Telephone: 01892 520517


Nickname: The Wells


Main stand

Far goal


Terracing at Culverden Down End

One of the key requisites for enjoying a ground is that it must have ‘character’. Culverden Stadium certainly has this, beginning with the commemorative ‘headstone’ that stands propped up just inside the main entrance and noting the official opening of the ground on 18 August 1962. Floodlights were added in 1992.

The original club however, was formed in 1886 and during its many incarnations has played at no less than eight different venues around the town. It existed until the outbreak of WW2 when it closed down, and its ground at Down Farm was requisitioned. On reforming in 1947, the club moved back to Down Farm but not on the original site.

In 1951 they moved again, this time to the Agricultural Show Ground at the other end of town, close to the Nevill Ground. This had a barn-type stand down one side, with rudimentary shelters opposite, and was home until 1962, when The Wells joined the Southern League and moved to Culverden Stadium. In 1967 however, the club folded and was it only through the determination of a hard core of supporters (sound familiar?) that it quickly was resurrected and began all over again in the Kent League the following season.

Culverden Stadium is a well-maintained ground, aided by a supportive local council (if only that were true more often), and tucked away at the end of a long approach road behind the Kent & Sussex Hospital.
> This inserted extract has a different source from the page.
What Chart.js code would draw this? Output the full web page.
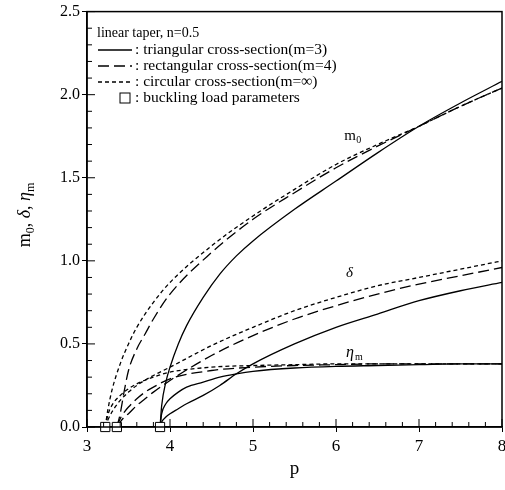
<!DOCTYPE html>
<html>
<head>
<style>
  body { margin: 0; background: #fff; }
  #chart { display: block; }
</style>
<script src="https://cdn.jsdelivr.net/npm/chart.js"></script>
</head>
<body>
<canvas id="chart" width="505" height="490"></canvas>
<script>
// load parameter p for each cross-section (first value = buckling load)
const pTri  = [3.88, 3.9, 3.95, 4.0, 4.1, 4.2, 4.4, 4.6, 4.8, 5.0, 5.5, 6.0, 6.5, 7.0, 7.5, 8.0];
const pRect = [3.36, 3.4, 3.45, 3.5, 3.6, 3.7, 3.8, 4.0, 4.5, 5.0, 5.5, 6.0, 6.5, 7.0, 7.5, 8.0];
const pCirc = [3.22, 3.25, 3.3, 3.4, 3.5, 3.6, 3.8, 4.0, 4.5, 5.0, 5.5, 6.0, 6.5, 7.0, 7.5, 8.0];

// triangular cross-section (m=3)
const m0Tri    = [0, 0.13, 0.27, 0.36, 0.50, 0.61, 0.78, 0.92, 1.03, 1.12, 1.31, 1.48, 1.65, 1.81, 1.95, 2.08];
const deltaTri = [0, 0.03, 0.06, 0.08, 0.11, 0.14, 0.19, 0.25, 0.32, 0.38, 0.50, 0.60, 0.68, 0.76, 0.82, 0.87];
const etaTri   = [0, 0.08, 0.14, 0.17, 0.21, 0.24, 0.27, 0.30, 0.32, 0.335, 0.355, 0.365, 0.37, 0.375, 0.38, 0.38];

// rectangular cross-section (m=4)
const m0Rect    = [0, 0.08, 0.22, 0.34, 0.47, 0.56, 0.65, 0.80, 1.05, 1.25, 1.41, 1.56, 1.69, 1.81, 1.93, 2.04];
const deltaRect = [0, 0.03, 0.06, 0.08, 0.13, 0.17, 0.21, 0.28, 0.43, 0.55, 0.65, 0.73, 0.80, 0.86, 0.91, 0.96];
const etaRect   = [0, 0.05, 0.09, 0.12, 0.17, 0.21, 0.24, 0.29, 0.34, 0.36, 0.37, 0.375, 0.38, 0.38, 0.38, 0.38];

// circular cross-section (m=inf)
const m0Circ    = [0, 0.10, 0.22, 0.38, 0.50, 0.60, 0.75, 0.87, 1.09, 1.27, 1.43, 1.58, 1.70, 1.81, 1.93, 2.04];
const deltaCirc = [0, 0.04, 0.09, 0.16, 0.21, 0.25, 0.31, 0.36, 0.49, 0.60, 0.70, 0.78, 0.85, 0.90, 0.95, 1.00];
const etaCirc   = [0, 0.07, 0.13, 0.19, 0.23, 0.26, 0.30, 0.33, 0.36, 0.37, 0.375, 0.38, 0.38, 0.38, 0.38, 0.38];

// buckling load parameters
const bucklingP = [3.22, 3.36, 3.88];
const bucklingY = [0, 0, 0];

// axis tick labels
const xTicks = [3, 4, 5, 6, 7, 8];
const xMin = 3, xMax = 8, yMin = 0, yMax = 2.5;

const SERIF = '"Liberation Serif", "DejaVu Serif", serif';
const SOLID = [], DASH = [11, 5], DOT = [4, 3];

function pts(xs, ys) {
  return xs.map((x, i) => ({ x: x, y: ys[i] }));
}

function curve(xs, ys, dash) {
  return {
    data: pts(xs, ys),
    showLine: true,
    borderColor: '#000',
    borderWidth: 1.3,
    borderDash: dash,
    pointRadius: 0,
    fill: false,
    cubicInterpolationMode: 'monotone'
  };
}

const datasets = [
  {
    data: pts(bucklingP, bucklingY),
    showLine: false,
    pointStyle: 'rect',
    pointRadius: 6.5,
    pointBackgroundColor: '#fff',
    pointBorderColor: '#000',
    pointBorderWidth: 1,
    clip: false
  },
  curve(pTri, m0Tri, SOLID), curve(pTri, deltaTri, SOLID), curve(pTri, etaTri, SOLID),
  curve(pRect, m0Rect, DASH), curve(pRect, deltaRect, DASH), curve(pRect, etaRect, DASH),
  curve(pCirc, m0Circ, DOT), curve(pCirc, deltaCirc, DOT), curve(pCirc, etaCirc, DOT)
];

// frame, inner ticks, x labels, legend, curve labels
const decor = {
  id: 'decor',
  afterDraw(chart) {
    const ctx = chart.ctx;
    const a = chart.chartArea;
    const xs = chart.scales.x, ys = chart.scales.y;
    ctx.save();
    ctx.strokeStyle = '#000';
    ctx.fillStyle = '#000';
    ctx.lineWidth = 1.5;
    ctx.strokeRect(a.left, a.top, a.right - a.left, a.bottom - a.top);

    // inner ticks
    ctx.lineWidth = 1;
    ctx.beginPath();
    for (let i = 0; i <= 25; i++) {
      const v = xMin + i * 0.2;
      const px = xs.getPixelForValue(v);
      const len = (i % 5 === 0) ? 8 : 5;
      ctx.moveTo(px, a.bottom); ctx.lineTo(px, a.bottom - len);
    }
    for (let i = 0; i <= 25; i++) {
      const v = yMin + i * 0.1;
      const py = ys.getPixelForValue(v);
      const len = (i % 5 === 0) ? 8 : 5;
      ctx.moveTo(a.left, py); ctx.lineTo(a.left + len, py);
    }
    ctx.stroke();

    // x tick labels and title
    ctx.textAlign = 'center';
    ctx.textBaseline = 'middle';
    ctx.font = '17px ' + SERIF;
    xTicks.forEach(v => ctx.fillText(String(v), xs.getPixelForValue(v), a.bottom + 20));
    ctx.font = '19px ' + SERIF;
    ctx.fillText('p', (a.left + a.right) / 2, a.bottom + 42);

    // legend
    const lx = a.left + 10, tx = lx + 38;
    ctx.textAlign = 'left';
    ctx.font = '14px ' + SERIF;
    ctx.fillText('linear taper, n=0.5', lx, 33);
    ctx.font = '15.5px ' + SERIF;
    const rows = [
      [SOLID, ': triangular cross-section(m=3)', 50],
      [DASH, ': rectangular cross-section(m=4)', 66],
      [DOT, ': circular cross-section(m=\u221e)', 82]
    ];
    ctx.lineWidth = 1.3;
    rows.forEach(r => {
      ctx.setLineDash(r[0]);
      ctx.beginPath();
      ctx.moveTo(lx + 1, r[2]); ctx.lineTo(tx - 3, r[2]);
      ctx.stroke();
      ctx.setLineDash([]);
      ctx.fillText(r[1], tx, r[2]);
    });
    ctx.lineWidth = 1;
    ctx.strokeRect(tx - 15, 93, 10, 10);
    ctx.fillText(': buckling load parameters', tx, 98);

    // curve labels
    ctx.font = '15px ' + SERIF;
    ctx.textBaseline = 'alphabetic';
    let px = xs.getPixelForValue(6.1), py = ys.getPixelForValue(1.73);
    ctx.fillText('m', px, py);
    ctx.font = '10px ' + SERIF;
    ctx.fillText('0', px + 12, py + 3);
    ctx.font = 'italic 15px ' + SERIF;
    ctx.fillText('\u03b4', xs.getPixelForValue(6.12), ys.getPixelForValue(0.9));
    ctx.font = 'italic 16px ' + SERIF;
    px = xs.getPixelForValue(6.12); py = ys.getPixelForValue(0.42);
    ctx.fillText('\u03b7', px, py);
    ctx.font = '10px ' + SERIF;
    ctx.fillText('m', px + 9, py + 3);

    // y-axis title
    ctx.translate(24, 215);
    ctx.rotate(-Math.PI / 2);
    ctx.textAlign = 'left';
    const parts = [
      ['m', '18px ', 0], ['0', '12px ', 4], [', ', '18px ', 0],
      ['\u03b4', 'italic 18px ', 0], [', ', '18px ', 0],
      ['\u03b7', 'italic 18px ', 0], ['m', '12px ', 4]
    ];
    let w = 0;
    parts.forEach(p => { ctx.font = p[1] + SERIF; w += ctx.measureText(p[0]).width; });
    let cx = -w / 2;
    parts.forEach(p => {
      ctx.font = p[1] + SERIF;
      ctx.fillText(p[0], cx, 6 + p[2]);
      cx += ctx.measureText(p[0]).width;
    });
    ctx.restore();
  }
};

new Chart(document.getElementById('chart').getContext('2d'), {
  type: 'scatter',
  data: { datasets: datasets },
  options: {
    responsive: false,
    animation: false,
    layout: { autoPadding: false, padding: { top: 11, right: 3, left: 0, bottom: 0 } },
    plugins: { legend: { display: false }, tooltip: { enabled: false } },
    scales: {
      x: {
        type: 'linear', min: xMin, max: xMax,
        grid: { display: true, drawOnChartArea: false, drawTicks: true, tickLength: 5, color: '#000' },
        border: { display: true, color: '#000', width: 1.5 },
        ticks: { display: false, stepSize: 1 },
        afterFit(s) { s.height = 63; }
      },
      y: {
        type: 'linear', min: yMin, max: yMax,
        grid: { display: true, drawOnChartArea: false, drawTicks: true, tickLength: 5, color: '#000' },
        border: { display: true, color: '#000', width: 1.5 },
        ticks: { stepSize: 0.5, color: '#000', font: { family: SERIF, size: 16 }, padding: 2,
                 callback: v => v.toFixed(1) },
        afterFit(s) { s.width = 87; }
      }
    }
  },
  plugins: [decor]
});
</script>
</body>
</html>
New concrete terracing has been laid behind the near goal, replacing a more shallow version that originally extended a bit further around behind the corner flags. There is a large car park and a new clubhouse; with the whole ground enclosed by a perimeter rail painted in the club colours of red and white.

Two metal cladded, and rather undistinguished dugouts stand on the west side of the ground. One would have preferred a couple of red and white painted brick versions but you can’t have everything, and at least they blend reasonably well with the trees behind. In any case, the main interest lies on the opposite touchline.
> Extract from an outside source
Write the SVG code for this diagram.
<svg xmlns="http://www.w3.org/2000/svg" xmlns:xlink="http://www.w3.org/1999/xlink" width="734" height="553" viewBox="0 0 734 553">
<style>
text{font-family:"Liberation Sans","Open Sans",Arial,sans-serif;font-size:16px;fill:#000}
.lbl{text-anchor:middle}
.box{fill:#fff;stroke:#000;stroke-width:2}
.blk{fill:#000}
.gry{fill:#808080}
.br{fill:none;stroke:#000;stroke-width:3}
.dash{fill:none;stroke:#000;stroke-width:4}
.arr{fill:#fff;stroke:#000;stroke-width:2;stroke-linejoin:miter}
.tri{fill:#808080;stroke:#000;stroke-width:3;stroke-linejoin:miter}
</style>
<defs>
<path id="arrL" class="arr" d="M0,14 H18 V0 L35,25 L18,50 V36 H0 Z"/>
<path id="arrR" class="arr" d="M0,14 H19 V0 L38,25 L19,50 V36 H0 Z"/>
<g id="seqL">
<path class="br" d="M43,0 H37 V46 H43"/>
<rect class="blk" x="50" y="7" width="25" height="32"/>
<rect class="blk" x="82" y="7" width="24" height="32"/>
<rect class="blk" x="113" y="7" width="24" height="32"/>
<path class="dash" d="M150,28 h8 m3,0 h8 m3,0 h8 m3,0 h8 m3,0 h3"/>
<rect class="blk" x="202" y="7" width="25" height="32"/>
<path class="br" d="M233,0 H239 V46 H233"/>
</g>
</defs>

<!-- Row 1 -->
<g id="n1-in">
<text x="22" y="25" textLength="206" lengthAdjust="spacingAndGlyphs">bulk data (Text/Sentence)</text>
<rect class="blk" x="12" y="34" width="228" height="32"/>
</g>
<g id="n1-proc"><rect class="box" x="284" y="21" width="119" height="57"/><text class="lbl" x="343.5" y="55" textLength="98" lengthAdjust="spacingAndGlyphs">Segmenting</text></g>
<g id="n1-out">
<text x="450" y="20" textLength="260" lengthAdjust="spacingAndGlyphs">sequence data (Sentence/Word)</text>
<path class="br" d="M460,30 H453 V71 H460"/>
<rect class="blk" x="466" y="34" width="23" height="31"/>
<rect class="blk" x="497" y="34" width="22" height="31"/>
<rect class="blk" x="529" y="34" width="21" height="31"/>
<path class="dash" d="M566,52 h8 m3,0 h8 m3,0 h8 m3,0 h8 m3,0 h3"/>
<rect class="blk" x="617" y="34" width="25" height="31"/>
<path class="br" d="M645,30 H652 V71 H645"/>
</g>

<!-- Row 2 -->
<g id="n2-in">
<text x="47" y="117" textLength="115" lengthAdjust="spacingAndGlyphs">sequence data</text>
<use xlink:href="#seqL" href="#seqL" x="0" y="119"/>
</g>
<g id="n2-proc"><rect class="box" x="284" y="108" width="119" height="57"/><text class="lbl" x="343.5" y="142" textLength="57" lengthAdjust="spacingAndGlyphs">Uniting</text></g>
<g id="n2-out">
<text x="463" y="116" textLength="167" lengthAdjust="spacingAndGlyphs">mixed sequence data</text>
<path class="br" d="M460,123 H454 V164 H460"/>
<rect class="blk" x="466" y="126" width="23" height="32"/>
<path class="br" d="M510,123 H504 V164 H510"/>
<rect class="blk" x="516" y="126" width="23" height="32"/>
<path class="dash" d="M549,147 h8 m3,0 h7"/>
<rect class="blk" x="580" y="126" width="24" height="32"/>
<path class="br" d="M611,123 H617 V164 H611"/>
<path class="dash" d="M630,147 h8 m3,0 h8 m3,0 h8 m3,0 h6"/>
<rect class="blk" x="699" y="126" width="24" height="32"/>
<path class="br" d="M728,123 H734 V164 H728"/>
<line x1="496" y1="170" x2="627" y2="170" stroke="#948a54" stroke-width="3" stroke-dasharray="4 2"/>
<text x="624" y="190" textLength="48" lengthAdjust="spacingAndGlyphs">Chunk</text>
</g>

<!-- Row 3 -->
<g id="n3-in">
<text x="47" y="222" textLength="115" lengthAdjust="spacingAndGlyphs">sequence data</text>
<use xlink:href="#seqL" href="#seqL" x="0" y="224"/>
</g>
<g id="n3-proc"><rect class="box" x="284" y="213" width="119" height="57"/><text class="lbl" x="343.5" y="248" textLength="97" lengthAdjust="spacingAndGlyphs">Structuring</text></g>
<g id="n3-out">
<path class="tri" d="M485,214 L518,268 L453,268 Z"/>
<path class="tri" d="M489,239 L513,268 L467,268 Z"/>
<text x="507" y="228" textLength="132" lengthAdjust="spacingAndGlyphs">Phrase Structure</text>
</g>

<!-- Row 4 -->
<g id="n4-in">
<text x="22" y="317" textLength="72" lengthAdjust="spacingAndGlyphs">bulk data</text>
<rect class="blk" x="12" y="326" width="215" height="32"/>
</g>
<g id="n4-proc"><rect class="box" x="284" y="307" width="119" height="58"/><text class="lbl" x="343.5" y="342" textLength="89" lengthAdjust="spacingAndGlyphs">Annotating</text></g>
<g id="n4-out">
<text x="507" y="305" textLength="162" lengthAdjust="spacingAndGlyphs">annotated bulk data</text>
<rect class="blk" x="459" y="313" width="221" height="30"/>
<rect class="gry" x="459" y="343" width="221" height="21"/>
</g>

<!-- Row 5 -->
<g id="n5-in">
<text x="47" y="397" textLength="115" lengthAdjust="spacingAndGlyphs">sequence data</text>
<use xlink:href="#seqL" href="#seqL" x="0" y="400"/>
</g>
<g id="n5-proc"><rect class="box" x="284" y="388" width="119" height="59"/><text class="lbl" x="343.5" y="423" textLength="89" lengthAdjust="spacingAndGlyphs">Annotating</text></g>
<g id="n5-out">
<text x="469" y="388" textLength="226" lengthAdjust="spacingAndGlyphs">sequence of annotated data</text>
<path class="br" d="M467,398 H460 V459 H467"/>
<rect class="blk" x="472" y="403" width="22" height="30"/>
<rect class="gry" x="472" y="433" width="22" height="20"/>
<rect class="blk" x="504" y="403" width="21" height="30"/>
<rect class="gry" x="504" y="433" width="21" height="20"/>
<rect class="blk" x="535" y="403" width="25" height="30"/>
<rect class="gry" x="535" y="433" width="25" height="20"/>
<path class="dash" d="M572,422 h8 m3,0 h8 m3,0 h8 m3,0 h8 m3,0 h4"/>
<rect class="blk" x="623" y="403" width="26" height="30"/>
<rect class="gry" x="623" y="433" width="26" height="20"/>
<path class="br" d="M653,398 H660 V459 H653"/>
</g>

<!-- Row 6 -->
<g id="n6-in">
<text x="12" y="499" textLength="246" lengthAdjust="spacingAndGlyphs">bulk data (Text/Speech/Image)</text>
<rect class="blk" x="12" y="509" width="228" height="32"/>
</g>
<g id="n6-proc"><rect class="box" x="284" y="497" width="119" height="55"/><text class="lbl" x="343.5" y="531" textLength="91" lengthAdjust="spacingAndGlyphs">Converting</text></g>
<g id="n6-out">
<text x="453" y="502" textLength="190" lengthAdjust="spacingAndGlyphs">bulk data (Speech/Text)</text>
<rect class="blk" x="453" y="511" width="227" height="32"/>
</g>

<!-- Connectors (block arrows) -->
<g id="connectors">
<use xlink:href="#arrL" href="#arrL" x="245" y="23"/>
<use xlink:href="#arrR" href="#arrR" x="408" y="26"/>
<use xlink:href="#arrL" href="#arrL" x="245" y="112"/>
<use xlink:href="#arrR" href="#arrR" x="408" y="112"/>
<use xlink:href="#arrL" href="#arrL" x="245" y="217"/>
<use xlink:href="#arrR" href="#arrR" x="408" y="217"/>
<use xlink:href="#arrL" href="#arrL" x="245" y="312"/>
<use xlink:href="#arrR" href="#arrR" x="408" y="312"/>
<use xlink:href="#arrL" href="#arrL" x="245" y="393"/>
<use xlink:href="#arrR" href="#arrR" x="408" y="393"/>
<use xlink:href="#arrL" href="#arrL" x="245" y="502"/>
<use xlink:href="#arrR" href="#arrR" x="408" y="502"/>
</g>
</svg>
The pitch slopes downwards towards the far end, where it drops away sharply behind the goal. The slope of the pitch is underlined by the staggered roofing of the original committee facilities and original clubhouse/changing rooms that stands on the half-way line, and the two covered stands (added later) on either side, of brick and wooden construction. Combined, these extend virtually the whole length of the eastern touchline and, although they are not especially elevated and therefore don’t provide a particularly good view, they do nevertheless give the stadium its main definition.

Mike Floate writes: ‘A ground to be walked around and enjoyed to the full well before the game’. Take his advice.

Ground details
Capacity: 3,750
Seats: 250
Floodlights: Yes

Heading through the town in the direction of Southborough, turn left shortly after passing the Kent & Sussex Hospital, into Culverden Down. The entrance to the ground is half a mile further on.